The best of the breeding birds has been the first known breeding of Purple Boghen (a.k.a. Purple Swamphen or Purple Gallinule) at the ponds, when José Miguel Ramírez saw 3 last Friday in the laguna Escondida, which was why I was there early this morning after receiving a heads-up yesterday from Patricia, but more of that anon.

But going back to last Thursday, singles of Nightheron and an immature Spoonbill were quite nice birds to see and so also was a Purple Heron, rather a late record but there there wasn't much else and it just go too hot for comfort.

So, this morning, Sunday, and with the knowledge that I should have been getting on with the sheet of the Audouin's Gull which I laid out last night, I was up and out early to the ponds with aim of trying to see baby Boghens. And was I successful? Of course not. In an hour I saw an adult, which paraded back and forth a couple of times and then nonchalantly swam across the laguna Escondida but no sign of anything resembling a chick. Antonio Miguel arrived and he too was hoping to see them as he hadn't yesterday, although a very unseasonal pair of Pintails had dropped in. There were 2 Spoonbills, both immatures, on the laguna Grande and one was wearing a plastic ring, but thanks to Sod's Law (section, 3, paragraph 2), it was not in a readable position. They never are!

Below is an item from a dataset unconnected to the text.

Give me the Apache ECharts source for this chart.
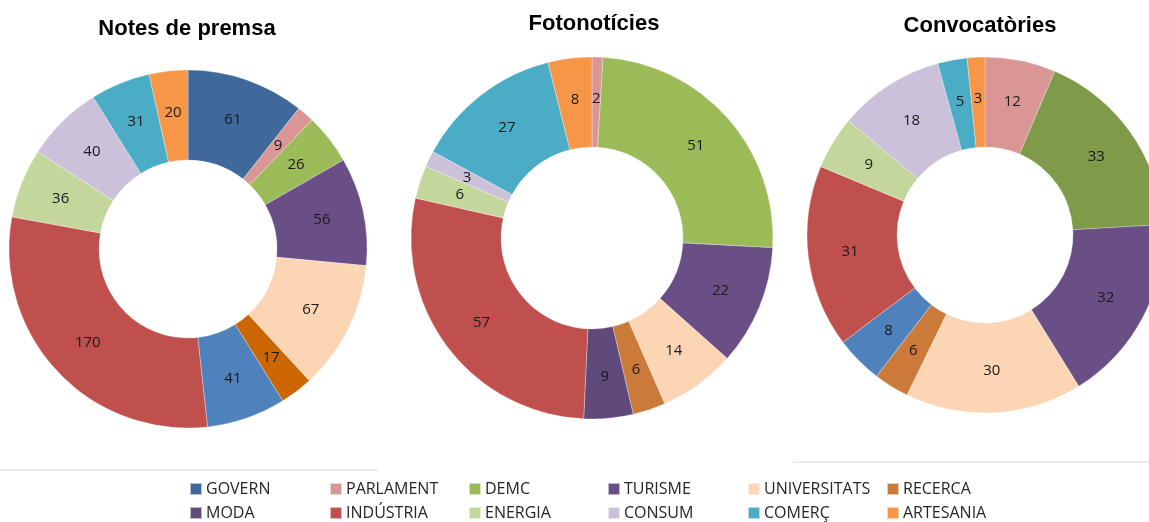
<!DOCTYPE html>
<html>
<head>
<meta charset="utf-8">
<script src="https://cdn.jsdelivr.net/npm/echarts@6/dist/echarts.min.js"></script>
<style>html,body{margin:0;padding:0;background:#fff}#c{width:1149px;height:522px}</style>
</head>
<body>
<div id="c"></div>
<script>
// Categories (legend order)
const categories = ['GOVERN','PARLAMENT','DEMC','TURISME','UNIVERSITATS','RECERCA','MODA','INDÚSTRIA','ENERGIA','CONSUM','COMERÇ','ARTESANIA'];
// Chart titles
const titles = ['Notes de premsa','Fotonotícies','Convocatòries'];
// Values per chart (same order as categories)
const notesPremsa    = [61, 9, 26, 56, 67, 17, 41, 170, 36, 40, 31, 20];
const fotonoticies   = [0, 2, 51, 22, 14, 6, 9, 57, 6, 3, 27, 8];
const convocatories  = [0, 12, 33, 32, 30, 6, 8, 31, 9, 18, 5, 3];
// Colours
const legendColors = ['#3F699A','#D99694','#9BBB59','#6A4F87','#FCD5B5','#CC7A3A','#604A7B','#C0504D','#C3D69B','#CCC1DA','#4BACC6','#F79646'];
const colors1 = ['#3F699A','#D99694','#9BBB59','#6A4F87','#FCD5B5','#CC6600','#4F81BD','#C0504D','#C3D69B','#CCC1DA','#4BACC6','#F79646'];
const colors2 = ['#3F699A','#D99694','#9BBB59','#6A4F87','#FCD5B5','#CC7A3A','#604A7B','#C0504D','#C3D69B','#CCC1DA','#4BACC6','#F79646'];
const colors3 = ['#3F699A','#D99694','#7F9B4A','#6A4F87','#FCD5B5','#CC7A3A','#4F81BD','#C0504D','#C3D69B','#CCC1DA','#4BACC6','#F79646'];

const chart = echarts.init(document.getElementById('c'), null, {renderer:'canvas'});

function mkData(vals, cols){
  return categories.map((n,i)=>({name:n, value:vals[i], itemStyle:{color:cols[i]}}));
}
function mkSeries(vals, cols, center, radius){
  return {
    type:'pie', center:center, radius:radius, startAngle:90, clockwise:true,
    avoidLabelOverlap:false, animation:false,
    itemStyle:{borderColor:'rgba(255,255,255,0.6)', borderWidth:0.5},
    label:{show:true, position:'inside', fontFamily:'Open Sans', fontSize:15, color:'#1a1a1a',
      formatter:p=> p.value===0 ? '' : String(p.value)},
    labelLine:{show:false},
    emphasis:{disabled:true},
    data: mkData(vals, cols)
  };
}
const colLefts = [189, 329, 468, 607, 747, 886];
const legends = colLefts.map((left, c) => ({
  top: 481, left: left, height: 80, width: 140, orient:'vertical', itemWidth:12, itemHeight:12, itemGap:8, icon:'rect',
  padding: 0,
  selectedMode:false,
  textStyle:{fontFamily:'Open Sans', fontSize:16, lineHeight:16, color:'#262626', padding:[0,0,0,-1]},
  data: [categories[c], categories[c+6]].map(n=>({name:n, itemStyle:{color:legendColors[categories.indexOf(n)]}}))
}));

chart.setOption({
  backgroundColor:'#fff',
  title:[
    {text:titles[0], left:182, top:13, textAlign:'center', textStyle:{fontFamily:'Liberation Sans', fontWeight:'bold', fontSize:22, color:'#000'}},
    {text:titles[1], left:589, top:8, textAlign:'center', textStyle:{fontFamily:'Liberation Sans', fontWeight:'bold', fontSize:22, color:'#000'}},
    {text:titles[2], left:975, top:10, textAlign:'center', textStyle:{fontFamily:'Liberation Sans', fontWeight:'bold', fontSize:22, color:'#000'}}
  ],
  legend: legends,
  graphic:[
    {type:'line', shape:{x1:0,y1:470,x2:378,y2:470}, style:{stroke:'#E3E3E3', lineWidth:1.5}},
    {type:'line', shape:{x1:793,y1:462,x2:1149,y2:462}, style:{stroke:'#E3E3E3', lineWidth:1.5}}
  ],
  series:[
    mkSeries(notesPremsa, colors1, [188,249], [89,179]),
    mkSeries(fotonoticies, colors2, [592,238], [91,181]),
    mkSeries(convocatories, colors3, [985,235], [88,178])
  ]
});
</script>
</body>
</html>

So, full of hope and impetus which has gradually waned as the morning has gone on, I hied myself off home. I have painted a bit (at least 5 minutes' worth) and then decided to write all this up, which meant opening the computer and checking mail, which takes me to the final bit of news from my friend Teo, excellent person and photographer, who lives in Coín, where he informed of 2 Eleonora's Falcons in the area and photo at the link below (copy and paste to get in to it)
And while on the subject of blogs, do cut and paste into that of Bob Wright and his birding exploits in the Axarquía at http://birdingaxarquia.blogspot.com - he's seeing an awful lot more than I am.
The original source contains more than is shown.